British Journal of Medicine and Medical Research, ISSN: 2231-0614,Vol.: 5, Issue.: 10
Formulated Composite Insoles Reduce Foot Pain and Fatigue and Increase Working Efficiency in Healthcare Workers: A Pilot Non-controlled Experimental Study
Anuchit Siwawut1* 1Orthopaedic Department, Tung Song Hospital, Nakorn Sri Thammarat, Thailand.
1Orthopaedic Department, Tung Song Hospital, Nakorn Sri Thammarat, Thailand.
(1) Ian Dooley, Limerick Regional Hospital, Republic of Ireland.
(2) Tarek Tawfik Amin, Community Medicine, Faculty of Medicine, Cairo University, Egypt.
(3) Jimmy T. Efird, Department of Public Health, Director of Epidemiology and Outcomes Research East Carolina Heart Institute, Brody School of Medicine, Greenville, North Carolina, USA.
(1) Anonymous, University of Ibadan, Nigeria.
(2) Anonymous, University of Toronto, Canada.
(3) Laxmaiah Manchikanti, Pain Management Center of Paducah, Paducah, KY, USA.
(4) Anonymous, Aarhus University, Denmark.
(5) Anonymous, Karolinska Institute, Sweden.
(6) Anonymous, Obafemi Awolowo University, Nigeria.
(7) Anonymous, Hospital Group Twente, Almelo, The Netherlands.
Complete Peer review History: http://www.sciencedomain.org/review-history/6794
Aim: The aim was to evaluate self-assessed foot health status and working efficiency of healthcare workers when using composite insoles to treat foot problems.
Introduction: Foot pain and fatigue are two of the most common problems facing healthcare workers owing to many hours of walking and standing per day. Many choices of conservative treatment are available such as the use of insoles and orthotic support. Commercially prefabricated insoles are one of the most widely used treatments for foot pain and fatigue as they are easily accessible at reasonable prices. However, there is limited evidence supporting the effectiveness of these treatments.

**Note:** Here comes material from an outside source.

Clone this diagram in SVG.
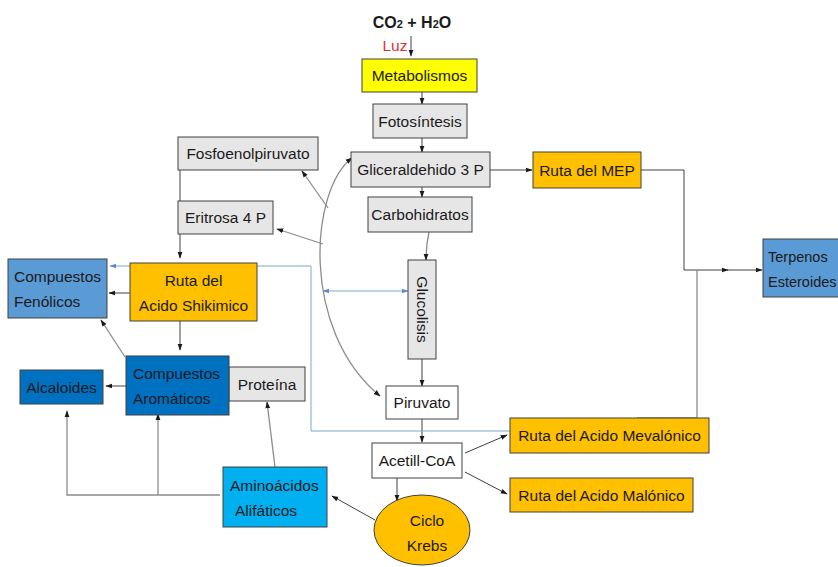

Methodology: Test subjects included 49 volunteers from Tung Song Hospital screened by an orthopedist and physical therapist to meet predetermined criteria. Data collected included demographic data, validated foot function score of a Foot Health Status Questionnaire (FHSQ), and a synthetic working efficiency score generated using the Thai Questionnaire of Working Efficiency for Healthcare workers. A self-evaluation form was designed to record the efficacy of using Smile feet™ insoles before and after one month of treatment. Statistical analysis was performed using the Wilcoxon signed rank test.
Results: Responses to the Foot Heath Status Questionnaire showed a statistically significant change in several foot health metrics (p-value < 0.01) after using the composite insoles for 1 month: Improvement greater than the minimal important difference was achieved by 75.5% in foot pain, 44.9% in foot function, 89.8% in foot wear, and a 57.1% in general foot health. Respondents to the Thai Working Efficiency questionnaire reported improvement in sections of working, reducing muscle soreness and fatigue in 30 of the 49 volunteers (61.2%). Among those that experienced improvement, [self-reported] work productivity increased by 73%.
Conclusion: Healthcare workers reported improvements after using a commercially available composite insole in all criteria on a self assessment questionnaire, including muscle soreness, working efficiency, work productivity, fatigue, foot pain, foot function, foot wear, and general foot health.
Level of Evidence: Level IV, therapeutic case series.
Foot pain; fatigue; healthcare workers; composite insoles; foot function score; working efficiency.